The Fiscal Times reported last week that the State Department has missing files or incomplete files for more than $6 billion in State Department contracts. Steve Linick, State’s inspector general, issued a “management alert” warning that “significant financial risk and a lack of internal control at the department has led to billions of unaccounted for dollars over the last six years.”
“For instance,” writes the FT, “a recent investigation of the closeout process for contracts supporting the mission in Iraq, showed that auditors couldn’t find 33 of the 115 contract files totaling about $2.1 billion. Of the remaining 82 files, auditors said 48 contained insufficient documents required by federal law.”
State Department spokeswoman Marie Harf says the $6 billion isn’t missing, but that State is merely experiencing “bureaucratic issues,” which it’s addressing.
The lack of internal control is an apt description for what is wrong with the federal government, which seems incapable of controlling its spending.
Oh, how far we’ve come from the days of our grandparents, who lived through the Great Depression and World War II.
Then, slogans like “waste not, want not” and “use it up, wear it out, make it do or do without” were necessities not just for winning a war, but also for surviving as a family.

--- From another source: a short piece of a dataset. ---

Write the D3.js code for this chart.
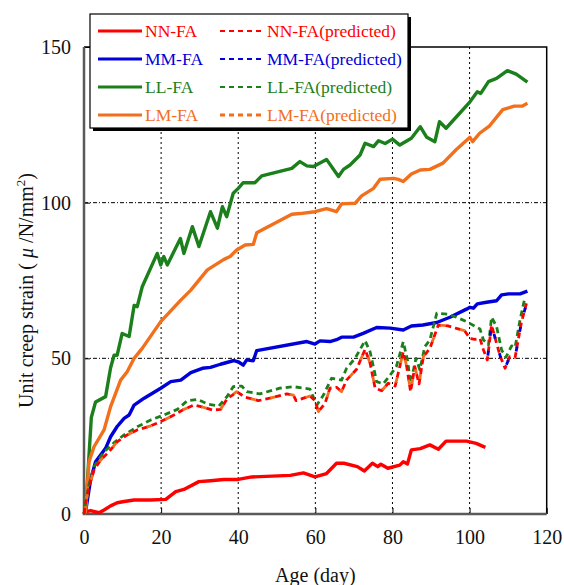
<!DOCTYPE html>
<html>
<head>
<meta charset="utf-8">
<script src="https://cdn.jsdelivr.net/npm/d3@7"></script>
<style>
  body { margin: 0; background: #fff; }
  svg { display: block; font-family: "Liberation Serif", "Times New Roman", serif; }
</style>
</head>
<body>
<svg width="564" height="585"></svg>
<script>
// measured curves, [age (day), unit creep strain]
const nnFA = [[0,0],[0.4,0.7],[1.7,1.1],[3.9,0.4],[5.2,1.3],[6.9,2.6],[8.6,3.6],[10.4,4.0],[13,4.5],[17.3,4.5],[21.2,4.7],[23.8,7.2],[25.9,7.9],[29.8,10.4],[32.8,10.7],[36.3,11.1],[40,11.1],[43.5,11.9],[53.5,12.4],[56.9,13.2],[59.9,11.9],[62.9,13],[65.5,16.3],[67.4,16.3],[70.9,15.2],[72.7,13.8],[74.8,16.3],[76.2,15.2],[77,16],[78.8,14.7],[81.9,15.7],[82.8,16.8],[83.9,16.1],[84.9,20.6],[87.2,21],[89.7,22.2],[91.9,20.8],[93.9,23.4],[99.2,23.4],[101.7,22.7],[104.1,21.4]];
const mmFA = [[0,0],[0.4,0.7],[1.7,10.9],[3,16.8],[5.6,21.1],[6.9,24.8],[8.6,28.1],[10.4,30.7],[11.7,31.8],[13,35],[15.6,37.2],[19.9,40.4],[22.5,42.5],[25.1,43],[27.7,45.4],[30.7,46.8],[32.8,47.1],[35.4,48.1],[38.9,49.3],[40,48.9],[41.3,47.8],[42.2,49.5],[43.9,49.2],[44.8,52.5],[57.8,55.4],[59.9,54.6],[61.2,55.6],[63.8,55.4],[65.5,56],[66.8,56.8],[69.9,56.8],[72.4,58],[75.9,59.9],[79.4,59.7],[82.8,59.1],[84.9,60.4],[87.9,60.7],[91.5,61.5],[94.9,63.2],[99.2,65.8],[100.1,66.4],[101,66.1],[102,67.5],[104.4,68],[107,68.5],[108.3,70.4],[110.1,70.7],[113.1,70.7],[115,71.6]];
const llFA = [[0,0],[0.4,0.7],[1.9,31],[3,36],[5.6,37.7],[6.9,47],[7.8,51],[8.6,51],[9.9,58],[11.7,57],[13,67],[13.8,66.6],[15.1,73],[19,83.7],[19.9,80],[20.7,82.7],[21.6,80],[25,88.5],[25.9,83.7],[28.1,92.3],[29.8,85.9],[32.8,97.1],[34.6,91.8],[35.9,98.7],[37,95.5],[38.7,103],[40,104.6],[41.3,106.4],[44.3,106.4],[46.1,108.6],[53.9,111],[56,113.2],[57.8,111.8],[59.5,111.6],[62.9,113.9],[66,108.4],[67.3,110.7],[69,112.1],[71.6,115.3],[72.9,119.1],[75.1,118],[76.4,119.9],[78.1,119],[80,120.4],[81.9,118.5],[84.9,120.7],[87.2,124.4],[88.9,121],[91,119.6],[92.2,126],[93.9,123.9],[100.1,132.4],[102,135.6],[102.9,135.1],[104.9,138.9],[107,139.9],[109.8,142.4],[112.1,141.3],[115,138.7]];
const lmFA = [[0,0],[0.4,0.7],[1.3,16.8],[2.6,21.6],[5.2,27],[6.9,34.5],[9.5,43],[11.2,45.7],[13,50],[15.1,53.2],[19.9,61.8],[25.1,68.7],[27.7,71.9],[32,78.4],[36.3,81.8],[37.9,82.7],[39.6,84.8],[41.8,86.4],[43.9,86.6],[44.8,90.3],[53.9,96.3],[56,96.5],[59.9,97.1],[62.9,98.1],[65.5,97.1],[66.8,99.6],[70.3,99.8],[72,102.2],[75.1,104.6],[76.8,107.5],[80.3,107.8],[81.5,107.5],[82.8,106.8],[84.9,109.2],[87.2,110.5],[89.7,110.7],[93.1,112.7],[96.5,117],[100.1,121],[100.8,119.6],[102.6,122.3],[105.2,124.7],[108.6,129.9],[111.6,131],[113.6,131],[115,131.9]];

// predicted curves
const nnPred = [[0,0],[0.4,3.4],[1.3,8.8],[2.6,14.1],[4.3,17.3],[6.5,20],[8.6,23.2],[11.2,25.4],[13.8,27],[17.3,28.3],[19.9,29.7],[23.3,31.8],[25.9,33.6],[28.5,35],[30.3,34.5],[33.3,33.4],[35.4,33.6],[37.2,37.2],[38.5,38.2],[39.6,39.3],[41.8,37.5],[45.2,36.4],[48.2,37.2],[52.6,38.6],[54.3,38.2],[55,36.4],[58.6,37.9],[59.9,36.4],[60.8,32.9],[62.5,35.5],[63.8,40.4],[65.5,40.7],[66.8,39.3],[68.1,43],[70.7,46.5],[72.9,52.9],[74.2,48.4],[75.5,40.4],[77.2,39.6],[78.9,42],[80.7,41.1],[82.8,52.1],[83.7,47.3],[84.7,39.3],[85.8,47.3],[86.9,41.8],[88,50.5],[89.7,53.2],[91.9,60.7],[94.4,60.4],[96.6,59.6],[98.7,58.9],[100.1,56.4],[101.4,56.1],[102.7,56.4],[103.6,52.7],[104.6,49.5],[105.7,60.7],[107,54.8],[108,50.5],[109.2,46.8],[110.4,50.5],[111.8,50.3],[113.4,61.3],[114.8,67.9]];
const lmPred = nnPred.filter(d => d[0] <= 101.4);
const mmPred = nnPred.filter(d => d[0] >= 103.6);
const llPred = [[0,0],[0.4,3.6],[1.3,9.5],[2.6,15.2],[5.2,20],[7.8,22.9],[10.4,25.4],[13.8,28],[17.3,30.2],[20.7,31.8],[24.2,33.6],[26.8,36.4],[29.4,36.8],[32.4,35.2],[35,34.7],[37.2,37.9],[38.7,40.9],[40.9,41.1],[42.2,39.3],[45.6,38.6],[50.8,40.4],[54.3,40.9],[58.6,40.1],[60.4,35],[62.1,38.2],[64.2,43.6],[66.8,43],[68.1,46.8],[70.3,50],[72.9,55.7],[74.2,52.1],[75.9,42.5],[77.6,41.8],[79.4,44.6],[81,47.3],[82.8,55.3],[83.9,49.4],[84.7,42],[86.1,50],[87.1,46.3],[88.4,53.8],[89.7,55.9],[91.5,64.5],[94.4,64.2],[96.6,63.2],[99.2,61.8],[102.7,59.4],[103.6,55.9],[104.9,54.3],[105.7,63.2],[107,60.2],[108.3,52.7],[109.4,50.3],[110.9,54],[111.8,53.5],[113.1,62.4],[114.4,69.8]];

const xTicks = [0, 20, 40, 60, 80, 100, 120];
const yTicks = [0, 50, 100, 150];

const red = '#ff0000', blue = '#0000d8', green = '#1b801b', orange = '#f26f1c';

const series = [
  { name: 'NN-FA', data: nnFA, color: red, dash: null },
  { name: 'MM-FA', data: mmFA, color: blue, dash: null },
  { name: 'LL-FA', data: llFA, color: green, dash: null },
  { name: 'LM-FA', data: lmFA, color: orange, dash: null },
  { name: 'LL-FA(predicted)', data: llPred, color: green, dash: '6,4', offset: 2 },
  { name: 'NN-FA(predicted)', data: nnPred, color: red, dash: '6,4', offset: 0 },
  { name: 'LM-FA(predicted)', data: lmPred, color: orange, dash: '5,15', offset: 5 },
  { name: 'MM-FA(predicted)', data: mmPred, color: blue, dash: '5,15', offset: 5 }
];

const legendRows = [
  ['NN-FA', 'NN-FA(predicted)', red],
  ['MM-FA', 'MM-FA(predicted)', blue],
  ['LL-FA', 'LL-FA(predicted)', green],
  ['LM-FA', 'LM-FA(predicted)', orange]
];

const mLeft = 84, mRight = 546.7, mTop = 47, mBottom = 514;

const x = d3.scaleLinear().domain([0, 120]).range([mLeft, mRight]);
const y = d3.scaleLinear().domain([0, 150]).range([mBottom, mTop]);

const svg = d3.select('svg');

// grid
svg.append('g')
  .selectAll('line')
  .data(xTicks.slice(1, -1))
  .join('line')
  .attr('x1', d => x(d)).attr('x2', d => x(d))
  .attr('y1', mTop).attr('y2', mBottom)
  .attr('stroke', '#000')
  .attr('stroke-width', 1)
  .attr('stroke-dasharray', '2,3');

svg.append('g')
  .selectAll('line')
  .data(yTicks.slice(1, -1))
  .join('line')
  .attr('x1', mLeft).attr('x2', mRight)
  .attr('y1', d => y(d)).attr('y2', d => y(d))
  .attr('stroke', '#000')
  .attr('stroke-width', 1)
  .attr('stroke-dasharray', '4,2,1,2');

// axes, ticks inward
const xAxis = svg.append('g')
  .attr('transform', `translate(0,${mBottom})`)
  .call(d3.axisBottom(x).tickValues(xTicks).tickSizeInner(-6).tickSizeOuter(0).tickPadding(16));
const yAxis = svg.append('g')
  .attr('transform', `translate(${mLeft},0)`)
  .call(d3.axisLeft(y).tickValues(yTicks).tickSizeInner(-6).tickSizeOuter(0).tickPadding(13));

[xAxis, yAxis].forEach(a => {
  a.select('.domain').remove();
  a.selectAll('.tick line').attr('stroke', '#000').attr('stroke-width', 1);
  a.selectAll('text')
    .attr('fill', '#111')
    .attr('font-size', 20)
    .attr('font-family', '"Liberation Serif", serif');
});

// frame
svg.append('path')
  .attr('d', `M${mLeft},${mTop}H${mRight}V${mBottom}`)
  .attr('fill', 'none')
  .attr('stroke', '#000')
  .attr('stroke-width', 1.5);
svg.append('path')
  .attr('d', `M${mLeft},${mTop}V${mBottom}H${mRight}`)
  .attr('fill', 'none')
  .attr('stroke', '#5a5a5a')
  .attr('stroke-width', 2.5);

// curves
const line = d3.line().x(d => x(d[0])).y(d => y(d[1]));

svg.append('g')
  .selectAll('path')
  .data(series)
  .join('path')
  .attr('d', d => line(d.data))
  .attr('fill', 'none')
  .attr('stroke', d => d.color)
  .attr('stroke-width', d => d.dash ? 2.8 : 3.4)
  .attr('stroke-linejoin', 'round')
  .attr('stroke-dasharray', d => d.dash)
  .attr('stroke-dashoffset', d => d.offset || 0);

// legend
const lg = svg.append('g');
lg.append('rect')
  .attr('x', 93).attr('y', 17).attr('width', 318).attr('height', 114)
  .attr('fill', '#000');
lg.append('rect')
  .attr('x', 90).attr('y', 14).attr('width', 318).attr('height', 114)
  .attr('fill', '#fff')
  .attr('stroke', '#000')
  .attr('stroke-width', 1.2);

const rowY = d3.scalePoint().domain(legendRows.map(r => r[0])).range([31, 115]);

const row = lg.selectAll('g.row')
  .data(legendRows)
  .join('g')
  .attr('class', 'row')
  .attr('transform', d => `translate(0,${rowY(d[0])})`);

row.append('line')
  .attr('x1', 98).attr('x2', 142)
  .attr('stroke', d => d[2]).attr('stroke-width', 3);
row.append('text')
  .attr('x', 145).attr('y', 6)
  .attr('font-size', 17.5)
  .attr('fill', d => d[2])
  .text(d => d[0]);
row.append('line')
  .attr('x1', 220).attr('x2', 263)
  .attr('stroke', d => d[2]).attr('stroke-width', (d, i) => i === 3 ? 3 : 2)
  .attr('stroke-dasharray', '5,4');
row.append('text')
  .attr('x', 267).attr('y', 6)
  .attr('font-size', 17.5)
  .attr('fill', d => d[2])
  .text(d => d[1]);

// axis titles
svg.append('text')
  .attr('x', (mLeft + mRight) / 2).attr('y', 582)
  .attr('text-anchor', 'middle')
  .attr('font-size', 20)
  .attr('fill', '#111')
  .text('Age (day)');

const yt = svg.append('text')
  .attr('transform', `translate(33,${(mTop + mBottom) / 2 + 10}) rotate(-90)`)
  .attr('text-anchor', 'middle')
  .attr('font-size', 20)
  .attr('fill', '#111');
yt.append('tspan').text('Unit creep strain ( ');
yt.append('tspan').attr('font-style', 'italic').text('μ');
yt.append('tspan').text(' /N/mm');
yt.append('tspan').attr('font-size', 13).attr('dy', -8).text('2');
yt.append('tspan').attr('dy', 8).text(')');
</script>
</body>
</html>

Then, children were told to clean their plates because somewhere in the world people were starving. The Puritan ethic reminded people to always live within their means.
I recall an address given by the late Catholic Bishop Fulton J. Sheen. He asked, “How do you define a football field?” His answer? “By its boundaries.”
Sheen’s point was that when boundaries are crossed, trouble ensues.
The Founders gave us a Constitution with boundaries that restrict the power and reach of government. We have exceeded those boundaries, which is why government no longer works and we have massive debt.
The duplicative nature of many government programs and the “eternal life” most seem to have without ever having to prove their effectiveness have contributed not only to the debt, but also to deepening cynicism felt by many Americans.
According to a recent Reason-Rupe poll, Americans were asked to guess between zero and 100 what percentage of their elected officials used their political power to help their friends and hurt their enemies. On average, the poll found that Americans think 70 percent of their elected officials do so.
In addition, those surveyed were asked to guess between zero and 100 what percentage of their elected officials are corrupted by special interests. They responded that 75 percent were probably corrupted by special interests.
Also according to the poll, Congress has an “approval rating” of just 17 percent and President Obama’s approval numbers continue to decline (43 percent), with 51 percent disapproving of his performance.
To return government to its constitutional boundaries, we need a new Grace Commission. Established in 1982 by President Reagan and headed by businessman J. Peter Grace, the Grace Commission conducted an audit of the federal government with the goal of eliminating waste, fraud and abuse.
Its voluminous report was presented to Congress, which promptly shelved it. In Washington, if you haven’t noticed, money is power.
What’s needed now is a new version of the Grace Commission that resembles the Base Realignment and Closure Commission (BRAC), tasked with closing outmoded military bases. Congress gave BRAC the power to close the bases and BRAC gave Congress cover so if anyone complained about lost jobs or negative economic effects in their districts, the commission could be blamed.
Most businesses conduct audits or internal reviews to make sure they are operating efficiently. Not the federal government.
Republicans, who have occasionally proposed fiscal restraint, should promise an audit of the federal government if voters return them to a Senate majority in November and the White House in 2016.
It will be difficult, but it must be done or the future of increasing debt and lack of personal responsibility will cripple the country, perhaps beyond healing.
Focusing on “what works” and getting rid of what doesn’t is the way back from the fiscal brink.
We had better start soon, though, because spending like there’s no tomorrow will ensure there isn’t one for the country bequeathed to us.